Haitian Women of Miami’s Marleine Bastien

I Want to Wake Up With My Heart Singing

Marleine Bastien is the founder and executive director of Fanm Ayisyen Nam Miyami/Haitian Women of Miami. Before participating in a panel on what immigration reform might mean for Miami, she took questions on beauty, childhood mischief, and her morning routine in the Zócalo green room.

Q:

What do you consider beautiful?


A:

I think Miami’s beautiful—today is beautiful. I mean look at the sun, it’s beautiful. Actually it seems really criminal to be confined between these walls; you feel like running to the beach barefoot and getting into the water.


Q:

Who’s the one person, living or dead, you’d most like to have a beer with?


A:

Mahatma Gandhi, Sojourner Truth, Toussaint L’Ouverture … I have so many, it’s hard to really decide.


Q:

How did you get into trouble as a kid?


A:

Advocating for other kids. I’ve always been strong-headed, and I got in trouble with my teachers for standing up. I went to a private school in Haiti, College Bird, where all the bourgeois kids went, and my family was a farming family. Sometimes the teachers, they favored the bourgeois kids; they tried to discriminate against the less-rich families. So I always stood up to those teachers. My friends and I, we still laugh about it today. There were four of us—they called us the rebels of College Bird.


Q:

What’s your comfort food?


A:

I love ice cream.


Q:

What is your greatest extravagance?


A:

Vegging out.

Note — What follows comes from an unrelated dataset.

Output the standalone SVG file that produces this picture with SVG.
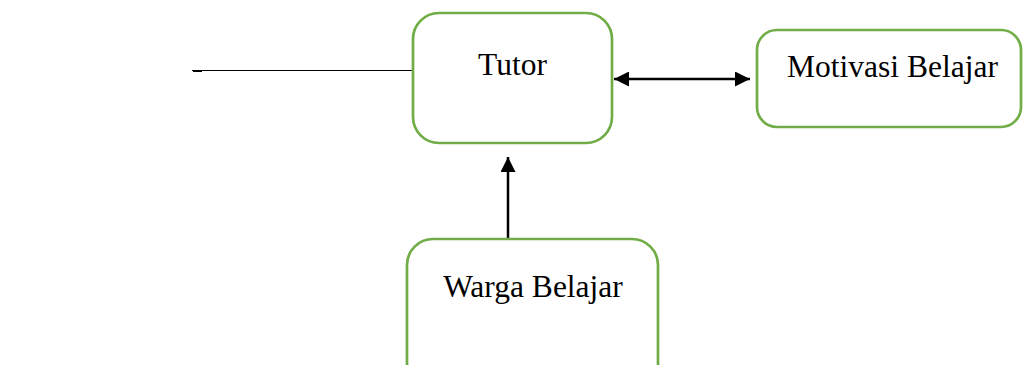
<svg xmlns="http://www.w3.org/2000/svg" width="1023" height="365" viewBox="0 0 1023 365">
<style>
.box{fill:#fff;stroke:#70AD47;stroke-width:2.7}
.lbl{font-family:"Liberation Serif","Times New Roman",serif;font-size:31.5px;fill:#000;text-anchor:middle}
.con{stroke:#000;fill:none}
</style>
<defs>
<marker id="ah" viewBox="0 0 10 10" refX="10" refY="5" markerWidth="6.5" markerHeight="6" markerUnits="strokeWidth" orient="auto-start-reverse">
<path d="M0,0 L10,5 L0,10 z" fill="#000"/>
</marker>
</defs>
<g id="connectors">
<line class="con" x1="192" y1="70.5" x2="413" y2="70.5" stroke-width="1"/>
<line class="con" x1="193" y1="71.5" x2="202" y2="71.5" stroke-width="1" stroke="#333"/>
<line class="con" x1="614" y1="79" x2="750" y2="79" stroke-width="2.5" marker-start="url(#ah)" marker-end="url(#ah)"/>
<line class="con" x1="508" y1="239" x2="508" y2="157" stroke-width="2.5" marker-end="url(#ah)"/>
</g>
<g id="tutor">
<rect class="box" x="413" y="13" width="199" height="130" rx="26"/>
<text class="lbl" x="512.5" y="75">Tutor</text>
</g>
<g id="motivasi">
<rect class="box" x="757" y="30" width="264" height="97" rx="20"/>
<text class="lbl" x="892.5" y="77">Motivasi Belajar</text>
</g>
<g id="warga">
<rect class="box" x="407" y="239" width="251" height="150" rx="26"/>
<text class="lbl" x="533" y="297">Warga Belajar</text>
</g>
</svg>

Reading a book nonstop from beginning to end, and just vegging out.


Q:

Who’s your favorite Haitian author?


A:

Edwidge Danticat is one of them. I love her writing. Jan Mapou. Who else? I read a lot of books from Paul Farmer. I love Haitian history. I love to read the history of how Haiti, even though people consider it the poorest country in the hemisphere, I love the fact that after its independence it supported other nations in the Americas to help them free their slaves.


Q:

What do you wake up to?


A:

What do you wake up to? I wake up to my prayer. I’m a Bahá’í. I’m lucky if I’m at peace enough to wake up with a prayer in my head. But if I’m stressed out, I have to relax a little bit, meditate a little bit. But I like it when I wake up with my heart and brain singing. That’s my best day.


Q:

Where do you go to be alone?


A:

In my room. I don’t have a lot of free time. I love to travel by myself; I’d love to go around the world. That’s my vision before I die: to build schools, to allow girls to have an education, but with a peace.


Q:

What’s hanging on your living room walls?


A:

Haitian paintings, and one that I really favor—a painting by my brother, a well-known Haitian artist, that shows how women are multi-talented, they can conduct so many different activities and remain whole and engaged and compassionate and strong.


Q:

If you could be any animal, which would you want to be?


A:

What is an animal who’s quiet, unassuming, and yet so strong? [A horse?] Yes—and kind, and gentle, and strong—beyond measure.